There does seem to be little excitement about the ECIP program playing a major role in facilitating more extensive use of spectrum through secondary market transactions,” probably at least partially due to restrictions on the program, said Joe Kane, Information Technology and Innovation Foundation director-broadband and spectrum policy. Adopting a “narrow definition” of "small carriers" who can qualify, setting a minimum spectrum threshold for transactions and requiring a five-year holding period for partitioned licenses “all reduce the number of transactions that could otherwise serve the public interest,” Kane said.

The rules won’t do any harm, but they also won’t move the needle in making fallow spectrum available to rural, tribal or other small providers,” said Michael Calabrese, director of the Wireless Future Program at New America: “The order is designed to be as deferential to the big mobile carriers as possible, even at the cost of doing next to nothing to benefit rural and tribal communities. … The largest mobile carriers have strong incentives to warehouse spectrum.” ITIF and New America were among groups that filed comments on the initial FNPRM (see 2203010062).

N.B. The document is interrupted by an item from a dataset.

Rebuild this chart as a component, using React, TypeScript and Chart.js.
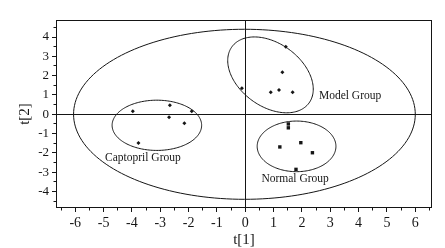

Only the Wireless ISP Association made a filing on the proposal since it was circulated, and it was largely supportive of the FCC’s approach. “Although our filings in this proceeding suggested additional policies the Commission could adopt to further encourage more secondary market transactions of licensed spectrum WISPA believes the Commission’s plan to establish the Enhanced Competition Incentive Program largely as proposed in the Draft R&O and Second FNPRM is an important first step toward making more licensed spectrum available in rural areas and closing the digital divide,” the group said in a filing in docket 19-38.

The Utilities Technology Council flagged the order as potentially helping utilities (see 2206270038).

Access to spectrum is critical for competitive carriers, and CCA appreciates the FCC considering actions to make existing commercial spectrum stretch farther,” emailed Steve Berry, Competitive Carriers Association president. “Providing additional opportunities for small and rural carriers, such as increasing incentives to partition, disaggregate, and lease spectrum will help achieve this goal and ultimately will benefit consumers,” he said.

The order “as circulated seems more worried about minimizing the downside of abuse than maximizing the upside of maximally flexible transactions,” Kane said: “This approach seems backward since sham transactions can be addressed through enforcement actions while bona fide transactions that never occur due to overly cautious regulations are lost forever.” The order will provide “a net benefit” for industry, he said, noting that the attached FNPRM could further expand eligibility.